Pirates’ Daniel Hudson ‘excited to be home,’ looking forward to facing Diamondbacks
PHOENIX – Fan Fest: that’s the only time Daniel Hudson can remember being in the visitor’s clubhouse at Chase Field.
But there he stood on Thursday with a big smile on his face.
When Hudson signed with the Pittsburgh Pirates in December, he knew this day would eventually come. He knew he would walk back into the building where he spent more than half a decade of his major-league career.
“It’s definitely different,” Hudson said. “Coming to the field a little bit later and walking past that other locker room is different, but I’m excited to be home, be back here and see the girls and sleep in my own bed for a couple of days.”
Hudson pitched for six seasons with the Arizona Diamondbacks, first as a starter. Then, after a pair of Tommy John surgeries, he resurrected his career as a reliever.
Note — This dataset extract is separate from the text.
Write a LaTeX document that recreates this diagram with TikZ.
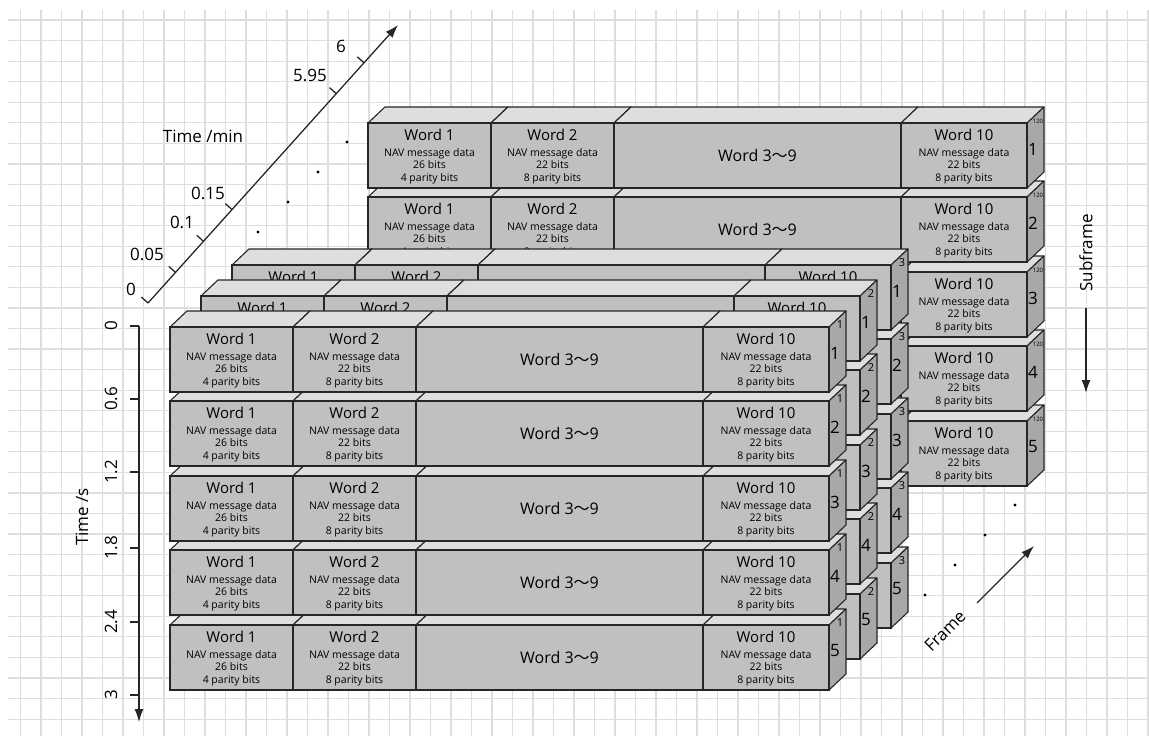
\documentclass[tikz,border=0pt]{standalone}
\usepackage{fontspec}
\setmainfont{Open Sans}
\newfontfamily\cjkfont{Noto Sans CJK SC}
\usetikzlibrary{arrows.meta, calc}

\definecolor{topgray}{RGB}{222,222,222}
\definecolor{frontgray}{RGB}{192,192,192}
\definecolor{sidegray}{RGB}{168,168,168}
\definecolor{edgegray}{RGB}{38,38,38}

% one word of a subframe: name, x, width, title, three small lines,
% text shown (0 none, 1 title, 2 all)
\newcommand{\wordbox}[8]{%
  \draw [topface] (#2,0) -- ++(17,-16) -- ++(#3,0) -- ++(-17,16) -- cycle;
  \draw [sideface] (#2+#3,0) -- ++(17,-16) -- ++(0,65) -- ++(-17,16) -- cycle;
  \draw [frontface] (#2,0) rectangle ++(#3,65);
  \ifcase#8\relax
  \or
    \node [titletext] (#1) at (#2+0.5*#3,17.5) {#4};
  \or
    \node [titletext] (#1) at (#2+0.5*#3,17.5) {#4};
    \node [smalltext] (#1-a) at (#2+0.5*#3,33.5) {#5};
    \node [smalltext] (#1-b) at (#2+0.5*#3,45.5) {#6};
    \node [smalltext] (#1-c) at (#2+0.5*#3,58.5) {#7};
  \fi
}

% words 3 to 9 in one box: name, x, width, title, text shown (0/1)
\newcommand{\bigbox}[5]{%
  \draw [topface] (#2,0) -- ++(17,-16) -- ++(#3,0) -- ++(-17,16) -- cycle;
  \draw [frontface] (#2,0) rectangle ++(#3,65);
  \ifcase#5\relax
  \or
    \node [bigtext] (#1) at (#2+0.5*#3,32.5) {#4};
  \fi
}

% one subframe: name, x, y, frame number, subframe number,
% text shown for words 1 and 2, words 3-9, word 10
\newcommand{\subframerow}[8]{%
  \begin{scope}[shift={(#2,#3)}]
    \wordbox{#1-w1}{0}{123}{Word 1}{NAV message data}{26 bits}{4 parity bits}{#6}
    \wordbox{#1-w2}{123}{123}{Word 2}{NAV message data}{22 bits}{8 parity bits}{#6}
    \bigbox{#1-w39}{246}{287}{Word 3{\cjkfont ～}9}{#7}
    \wordbox{#1-w10}{533}{126}{Word 10}{NAV message data}{22 bits}{8 parity bits}{#8}
    \node [framenum] (#1-fr) at (670,-2) {#4};
    \node [subnum] (#1-sf) at (665,26) {#5};
  \end{scope}
}

\begin{document}
\begin{tikzpicture}[x=1pt, y=-1pt,
    gridline/.style={draw=black!13, line width=1.2pt},
    topface/.style={fill=topgray, draw=edgegray, line width=1.1pt, line join=round},
    sideface/.style={fill=sidegray, draw=edgegray, line width=1.1pt, line join=round},
    frontface/.style={fill=frontgray, draw=edgegray, line width=1.1pt},
    titletext/.style={anchor=base, inner sep=0, font=\fontsize{15}{18}\selectfont},
    smalltext/.style={anchor=base, inner sep=0, font=\fontsize{10.5}{12}\selectfont},
    bigtext/.style={inner sep=0, font=\fontsize{16}{18}\selectfont},
    framenum/.style={inner sep=0, font=\fontsize{11}{12}\selectfont},
    subnum/.style={inner sep=0, font=\fontsize{17}{18}\selectfont},
    axislabel/.style={inner sep=0, font=\fontsize{17}{20}\selectfont},
    seqdot/.style={fill=black}]

    \useasboundingbox (0,0) rectangle (1149,736);
    \fill [white] (0,0) rectangle (1149,736);

    % background grid
    \foreach \k in {1,...,56} \draw [gridline] (20.5*\k,10) -- (20.5*\k,736);
    \foreach \k in {1,...,35} \draw [gridline] (8,20.56*\k-0.5) -- (1149,20.56*\k-0.5);

    %%%%%%%%%%%%%%%%%%%%%%%%%%%%%%%%%%%%%%%%%%%%%%%%%%%%%%%%%%%%%%%%%%%%%

    % last frame
    \subframerow{fN-s5}{368}{421}{\fontsize{6}{6}\selectfont 120}{5}{0}{0}{2}
    \subframerow{fN-s4}{368}{346}{\fontsize{6}{6}\selectfont 120}{4}{0}{0}{2}
    \subframerow{fN-s3}{368}{272}{\fontsize{6}{6}\selectfont 120}{3}{0}{0}{2}
    \subframerow{fN-s2}{368}{197}{\fontsize{6}{6}\selectfont 120}{2}{2}{1}{2}
    \subframerow{fN-s1}{368}{123}{\fontsize{6}{6}\selectfont 120}{1}{2}{1}{2}

    \fill [seqdot] (258,232) circle [radius=1.6pt];
    \fill [seqdot] (288,202) circle [radius=1.6pt];
    \fill [seqdot] (318,172) circle [radius=1.6pt];
    \fill [seqdot] (347,142) circle [radius=1.6pt];
    \fill [seqdot] (925,595) circle [radius=1.6pt];
    \fill [seqdot] (955,565) circle [radius=1.6pt];
    \fill [seqdot] (985,535) circle [radius=1.6pt];
    \fill [seqdot] (1015,505) circle [radius=1.6pt];

    % frame 3
    \subframerow{f3-s5}{232}{563}{3}{5}{0}{0}{0}
    \subframerow{f3-s4}{232}{488}{3}{4}{0}{0}{0}
    \subframerow{f3-s3}{232}{414}{3}{3}{0}{0}{0}
    \subframerow{f3-s2}{232}{339}{3}{2}{0}{0}{0}
    \subframerow{f3-s1}{232}{265}{3}{1}{1}{0}{1}

    % frame 2
    \subframerow{f2-s5}{201}{594}{2}{5}{0}{0}{0}
    \subframerow{f2-s4}{201}{519}{2}{4}{0}{0}{0}
    \subframerow{f2-s3}{201}{445}{2}{3}{0}{0}{0}
    \subframerow{f2-s2}{201}{370}{2}{2}{0}{0}{0}
    \subframerow{f2-s1}{201}{296}{2}{1}{1}{0}{1}

    % frame 1
    \subframerow{f1-s5}{170}{625}{1}{5}{2}{1}{2}
    \subframerow{f1-s4}{170}{550}{1}{4}{2}{1}{2}
    \subframerow{f1-s3}{170}{476}{1}{3}{2}{1}{2}
    \subframerow{f1-s2}{170}{401}{1}{2}{2}{1}{2}
    \subframerow{f1-s1}{170}{327}{1}{1}{2}{1}{2}

    %%%%%%%%%%%%%%%%%%%%%%%%%%%%%%%%%%%%%%%%%%%%%%%%%%%%%%%%%%%%%%%%%%%%%

    % Time /min axis
    \coordinate (tmin-o) at (148,303);
    \coordinate (tmin-tip) at (398,25);
    \coordinate (tmin-t1) at ($(tmin-o)!0.110!(tmin-tip)$);
    \coordinate (tmin-t2) at ($(tmin-o)!0.222!(tmin-tip)$);
    \coordinate (tmin-t3) at ($(tmin-o)!0.336!(tmin-tip)$);
    \coordinate (tmin-t4) at ($(tmin-o)!0.753!(tmin-tip)$);
    \coordinate (tmin-t5) at ($(tmin-o)!0.864!(tmin-tip)$);
    \draw [-{Latex[length=13pt, width=9pt]}, line width = 0.45mm, edgegray] (tmin-o) -- (tmin-tip);
    \foreach \t in {o,t1,t2,t3,t4,t5}
        \draw [line width = 0.45mm, edgegray] (tmin-\t) -- ++(-6.7,-6);

    \node [axislabel] (tmin-l0) at (131,289) {0};
    \node [axislabel] (tmin-l1) at (147,254) {0.05};
    \node [axislabel] (tmin-l2) at (182,222) {0.1};
    \node [axislabel] (tmin-l3) at (208,193) {0.15};
    \node [axislabel] (tmin-l4) at (310,75) {5.95};
    \node [axislabel] (tmin-l5) at (341,46) {6};
    \node [axislabel] (tmin-name) at (203,136) {Time /min};

    % Time /s axis
    \coordinate (ts-o) at (139,326);
    \coordinate (ts-tip) at (139,722);
    \draw [-{Latex[length=13pt, width=9pt]}, line width = 0.45mm, edgegray] (ts-o) -- (ts-tip);
    \foreach \y/\v [count=\i] in {326/0, 399/0.6, 472/1.2, 548/1.8, 622/2.4, 695/3} {
        \coordinate (ts-t\i) at (139,\y);
        \draw [line width = 0.45mm, edgegray] (ts-t\i) -- ++(-9,0);
        \node [axislabel, rotate=90] (ts-l\i) at (111,\y) {\v};
    }
    \node [axislabel, rotate=90] (ts-name) at (82,517) {Time /s};

    % Subframe arrow
    \coordinate (sub-a) at (1086,308);
    \coordinate (sub-b) at (1086,393);
    \draw [-{Latex[length=13pt, width=9pt]}, line width = 0.45mm, edgegray] (sub-a) -- (sub-b);
    \node [axislabel, rotate=90] (sub-name) at (1086,253) {Subframe};

    % Frame arrow
    \coordinate (frm-a) at (977,603);
    \coordinate (frm-b) at (1034,546);
    \draw [-{Latex[length=13pt, width=9pt]}, line width = 0.45mm, edgegray] (frm-a) -- (frm-b);
    \node [axislabel, rotate=45] (frm-name) at (945,631) {Frame};

\end{tikzpicture}
\end{document}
Hudson won a career-high 16 games in 2011, helping the D-backs to a first-place finish in the National League West. Three seasons later he transitioned to the bullpen. Hudson made 64 appearances in 2015 and a career-high 70 last season, including earning the win in the regular season finale with a scoreless ninth inning against San Diego.
After, Hudson was moved to tears, knowing he likely had just worn the D-backs uniform for the final time.
“It was tough to say goodbye. I wanted to kind of go out on a high note, which luckily we did,” he said with his No. 41 Pirates uniform hanging in his locker stall. “It was a lot of different emotions that day and I’m looking forward to being back.”
Two months later, Hudson signed a two-year, $11 million contract with Pittsburgh.
“There were discussions (with the D-backs),” he said. “I kept them in the loop on everything that was going on, but … timing is everything in free agency and the time frame I was looking at trying to sign they weren’t ready at that point, so it just kind of went from there. We said best of luck and went from there.”
Hudson called the Pirates a “good fit,” though recently it’s been a struggle.
Pittsburgh entered the series in Arizona in the midst of a four-game losing streak with Hudson suffering the loss two nights earlier at the Dodgers. Overall, he’s 0-2 with seven holds yet has allowed 12 earned runs in 14.1 innings covering 17 appearances.
Hudson is hoping to be summoned out of the bullpen during the series in Arizona. He didn’t make an appearance Thursday in the series opener.
“It would be nice to get out there on the mound and face these guys,” he said. “I don’t know how much fun it will be for us. I guess the lineup is hitting pretty well at home from what I hear, so it will be a challenge for us but I’m looking forward to it.”
Hudson was one of the first Pirates players on the field for batting practice. He exchanged handshakes and hugs with a handful of former teammates, including Nick Ahmed, Chris Owings and David Peralta.
He still keeps an eye on the D-backs.
“I do it every night. It’s hard not to. You spend so much time in one spot. You root for them to do well, except for, obviously, this weekend. Hopefully, we can get a couple of these games,” he said. “I do it every night. You get done with our game on the east coast and the first thing I do is pick up my phone and see how the Diamondbacks are doing. I’m enjoying following it. They’re having a good season so far. It’s been fun to watch.”
— Despite seven innings of one-run ball in Wednesday’s win over Detroit, right-hander Zack Godley has not yet solidified his spot in the rotation. Discussions are ongoing regarding the No. 5 starter, according to manager Torey Lovullo.
“We want to, obviously, make a decision as soon as possible, we want to make sure it’s the right decision and he’s done everything he possibly can to make sure that he’s the guy for the next time,” he said. “Those are the obvious factors, but there’s some other things that we have to consider as well.”
Lovullo wouldn’t say what those other things were, but he did acknowledge wanting stability in that spot.
“We’re not looking to reinvent the wheel or be so creative that we can’t give up what’s going to happen, but for the time being right now we’re still discussing some of our options.”
— Asked about the current health of the team, specifically whether the recent illness that had filtered through the clubhouse was gone, Lovullo mentioned starter Taijuan Walker. Apparently, Walker was not feeling well prior to his start in Colorado.
“I failed to mention that because I didn’t want to give a competitive advantage to the opposition,” Lovullo said, “but the sickness has seemed to work through our clubhouse and everybody is feeling good.”
Walker was tagged for three runs, one earned, in 5.2 innings in a 3-2 loss to the Rockies.
— For the second time in four games, Yasmany Tomas was not in the starting lineup. Daniel Descalso got the nod in left field.
“I just liked the idea of having a left-handed bat in there,” Lovullo said. “Nothing against Yaz. He’s been swinging the bat pretty well, I know he had a big home run last night, but it was about somebody on the bench getting an opportunity to play and help us win a ballgame.”